>> BEGIN Input records

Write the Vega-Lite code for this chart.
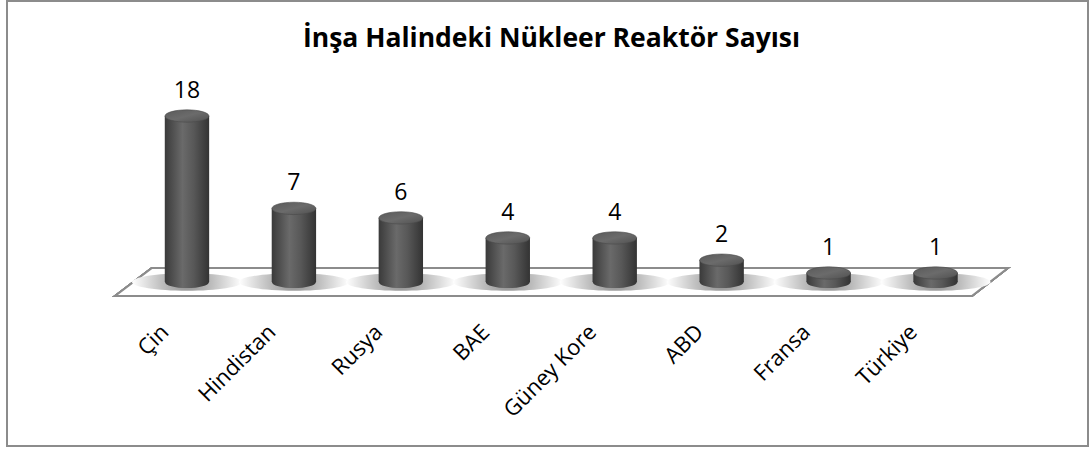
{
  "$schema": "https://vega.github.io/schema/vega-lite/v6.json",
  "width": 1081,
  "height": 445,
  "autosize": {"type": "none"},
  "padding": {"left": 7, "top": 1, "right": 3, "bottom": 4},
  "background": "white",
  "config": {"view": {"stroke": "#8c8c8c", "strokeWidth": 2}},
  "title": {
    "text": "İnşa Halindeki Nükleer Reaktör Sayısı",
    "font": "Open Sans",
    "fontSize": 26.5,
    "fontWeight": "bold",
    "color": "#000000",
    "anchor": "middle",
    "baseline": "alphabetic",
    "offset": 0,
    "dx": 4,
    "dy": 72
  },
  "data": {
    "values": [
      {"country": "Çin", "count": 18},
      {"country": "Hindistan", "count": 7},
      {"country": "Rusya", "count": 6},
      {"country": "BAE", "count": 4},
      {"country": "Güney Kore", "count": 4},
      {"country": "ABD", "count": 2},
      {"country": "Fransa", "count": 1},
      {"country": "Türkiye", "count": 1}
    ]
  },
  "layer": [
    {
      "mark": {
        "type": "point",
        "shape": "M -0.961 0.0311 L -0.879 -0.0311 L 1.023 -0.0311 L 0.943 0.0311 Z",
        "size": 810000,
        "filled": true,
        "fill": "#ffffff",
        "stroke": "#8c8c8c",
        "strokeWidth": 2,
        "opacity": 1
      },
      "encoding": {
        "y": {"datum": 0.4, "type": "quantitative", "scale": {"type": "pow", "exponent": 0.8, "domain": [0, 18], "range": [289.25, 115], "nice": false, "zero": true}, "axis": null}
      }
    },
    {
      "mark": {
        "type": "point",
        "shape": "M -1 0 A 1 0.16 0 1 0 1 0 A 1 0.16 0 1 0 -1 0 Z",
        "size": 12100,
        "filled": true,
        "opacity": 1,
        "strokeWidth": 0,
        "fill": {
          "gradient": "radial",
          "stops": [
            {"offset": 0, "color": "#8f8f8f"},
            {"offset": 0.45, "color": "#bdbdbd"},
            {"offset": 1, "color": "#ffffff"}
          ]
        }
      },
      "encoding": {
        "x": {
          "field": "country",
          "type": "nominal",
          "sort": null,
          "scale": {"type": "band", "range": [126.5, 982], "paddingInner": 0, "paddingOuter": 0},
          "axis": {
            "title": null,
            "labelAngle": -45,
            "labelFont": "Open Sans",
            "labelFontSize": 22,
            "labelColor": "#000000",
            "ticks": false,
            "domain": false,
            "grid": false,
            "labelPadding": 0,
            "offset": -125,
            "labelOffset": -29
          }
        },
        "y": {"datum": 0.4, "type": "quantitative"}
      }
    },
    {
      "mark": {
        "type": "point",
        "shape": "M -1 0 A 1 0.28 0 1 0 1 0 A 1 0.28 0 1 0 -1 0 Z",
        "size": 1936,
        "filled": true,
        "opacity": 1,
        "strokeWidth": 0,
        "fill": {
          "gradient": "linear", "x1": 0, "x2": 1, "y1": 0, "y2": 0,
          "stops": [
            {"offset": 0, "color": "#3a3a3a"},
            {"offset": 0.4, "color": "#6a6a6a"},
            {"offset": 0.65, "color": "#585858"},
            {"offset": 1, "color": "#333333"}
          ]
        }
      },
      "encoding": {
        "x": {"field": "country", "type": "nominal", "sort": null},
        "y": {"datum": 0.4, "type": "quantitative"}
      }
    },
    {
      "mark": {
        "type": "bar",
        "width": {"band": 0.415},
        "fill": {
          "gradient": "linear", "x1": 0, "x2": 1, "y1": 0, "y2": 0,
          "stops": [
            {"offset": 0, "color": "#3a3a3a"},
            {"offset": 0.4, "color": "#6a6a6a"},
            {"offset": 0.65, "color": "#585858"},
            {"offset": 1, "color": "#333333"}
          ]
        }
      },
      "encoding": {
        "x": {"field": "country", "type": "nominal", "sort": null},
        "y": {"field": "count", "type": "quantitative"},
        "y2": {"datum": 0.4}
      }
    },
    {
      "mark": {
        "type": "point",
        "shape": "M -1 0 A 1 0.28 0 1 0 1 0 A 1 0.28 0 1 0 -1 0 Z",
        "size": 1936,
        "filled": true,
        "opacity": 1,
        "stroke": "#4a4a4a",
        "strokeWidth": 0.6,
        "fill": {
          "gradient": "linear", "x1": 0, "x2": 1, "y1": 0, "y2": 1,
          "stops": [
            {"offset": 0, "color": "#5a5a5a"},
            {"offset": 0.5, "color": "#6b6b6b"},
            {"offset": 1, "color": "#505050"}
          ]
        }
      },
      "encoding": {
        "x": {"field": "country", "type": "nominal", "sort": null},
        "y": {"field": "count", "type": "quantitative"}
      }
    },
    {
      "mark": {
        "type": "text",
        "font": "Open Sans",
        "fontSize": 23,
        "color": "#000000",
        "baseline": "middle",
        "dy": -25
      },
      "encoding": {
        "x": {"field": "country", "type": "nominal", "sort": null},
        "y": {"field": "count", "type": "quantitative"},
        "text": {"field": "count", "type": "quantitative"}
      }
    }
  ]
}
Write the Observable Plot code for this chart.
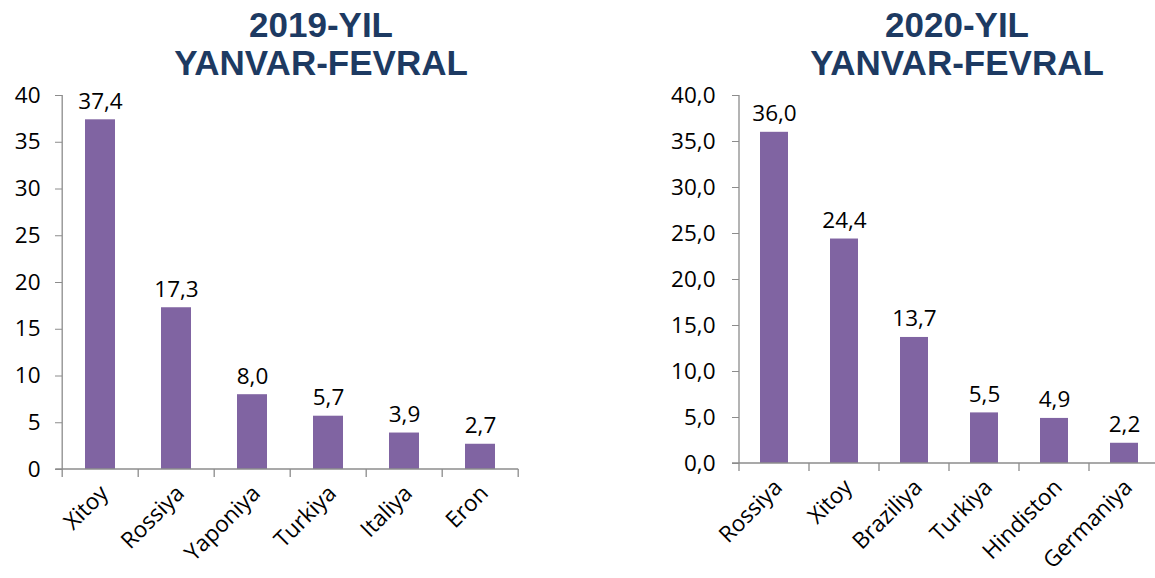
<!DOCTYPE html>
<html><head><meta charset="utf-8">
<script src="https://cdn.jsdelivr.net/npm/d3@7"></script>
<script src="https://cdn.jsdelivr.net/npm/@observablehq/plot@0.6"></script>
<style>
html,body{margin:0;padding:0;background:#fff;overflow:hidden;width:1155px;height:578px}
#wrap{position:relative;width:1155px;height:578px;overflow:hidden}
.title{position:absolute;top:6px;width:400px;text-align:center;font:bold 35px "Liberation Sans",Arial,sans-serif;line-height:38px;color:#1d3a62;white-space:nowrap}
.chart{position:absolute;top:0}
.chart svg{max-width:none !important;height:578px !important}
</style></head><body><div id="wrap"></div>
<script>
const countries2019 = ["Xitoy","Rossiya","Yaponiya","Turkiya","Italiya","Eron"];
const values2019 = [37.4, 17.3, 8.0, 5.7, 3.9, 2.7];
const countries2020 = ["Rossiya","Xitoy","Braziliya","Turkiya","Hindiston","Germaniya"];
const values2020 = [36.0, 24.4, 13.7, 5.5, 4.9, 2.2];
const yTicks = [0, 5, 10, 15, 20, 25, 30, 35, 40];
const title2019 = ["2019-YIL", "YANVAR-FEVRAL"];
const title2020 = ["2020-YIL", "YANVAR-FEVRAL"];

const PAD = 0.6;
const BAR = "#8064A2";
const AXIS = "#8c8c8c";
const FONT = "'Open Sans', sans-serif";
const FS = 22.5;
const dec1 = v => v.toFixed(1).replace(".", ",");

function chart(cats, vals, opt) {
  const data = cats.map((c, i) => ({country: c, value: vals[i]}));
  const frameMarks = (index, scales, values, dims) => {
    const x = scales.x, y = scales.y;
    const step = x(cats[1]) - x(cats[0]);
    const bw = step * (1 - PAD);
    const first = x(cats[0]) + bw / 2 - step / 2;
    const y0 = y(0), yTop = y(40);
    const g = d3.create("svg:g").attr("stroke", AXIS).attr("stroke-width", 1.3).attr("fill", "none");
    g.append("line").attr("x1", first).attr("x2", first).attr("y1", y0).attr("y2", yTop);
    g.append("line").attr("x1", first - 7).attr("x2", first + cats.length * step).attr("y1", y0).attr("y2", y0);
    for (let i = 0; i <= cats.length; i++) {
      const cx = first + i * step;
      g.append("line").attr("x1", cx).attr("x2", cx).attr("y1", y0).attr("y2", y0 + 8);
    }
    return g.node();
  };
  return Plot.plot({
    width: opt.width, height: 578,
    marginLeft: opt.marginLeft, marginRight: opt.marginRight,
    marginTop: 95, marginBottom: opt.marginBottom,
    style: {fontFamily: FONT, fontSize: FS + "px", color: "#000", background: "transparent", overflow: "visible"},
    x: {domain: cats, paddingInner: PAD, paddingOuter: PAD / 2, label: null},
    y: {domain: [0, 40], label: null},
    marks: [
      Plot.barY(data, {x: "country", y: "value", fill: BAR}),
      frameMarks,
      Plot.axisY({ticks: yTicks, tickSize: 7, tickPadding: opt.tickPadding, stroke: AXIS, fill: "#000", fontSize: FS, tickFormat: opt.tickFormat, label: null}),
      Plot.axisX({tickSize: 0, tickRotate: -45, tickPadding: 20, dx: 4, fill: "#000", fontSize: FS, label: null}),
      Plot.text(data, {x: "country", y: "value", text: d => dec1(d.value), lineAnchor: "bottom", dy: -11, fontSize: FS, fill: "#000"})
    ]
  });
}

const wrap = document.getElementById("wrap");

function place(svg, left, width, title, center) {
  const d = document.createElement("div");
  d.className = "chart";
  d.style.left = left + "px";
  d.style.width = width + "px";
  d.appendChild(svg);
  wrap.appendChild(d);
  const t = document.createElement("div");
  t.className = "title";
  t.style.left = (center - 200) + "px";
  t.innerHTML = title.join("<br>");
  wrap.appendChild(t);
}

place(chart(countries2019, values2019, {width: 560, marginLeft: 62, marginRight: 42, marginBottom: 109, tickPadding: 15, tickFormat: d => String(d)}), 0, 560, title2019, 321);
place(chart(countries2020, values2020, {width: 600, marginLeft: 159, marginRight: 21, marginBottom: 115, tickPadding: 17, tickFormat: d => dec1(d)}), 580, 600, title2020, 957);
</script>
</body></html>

>> END Input records

Do this: Lines that include the word "Write" are to be extracted from the data above.

Response:
Write the Vega-Lite code for this chart.
Write the Observable Plot code for this chart.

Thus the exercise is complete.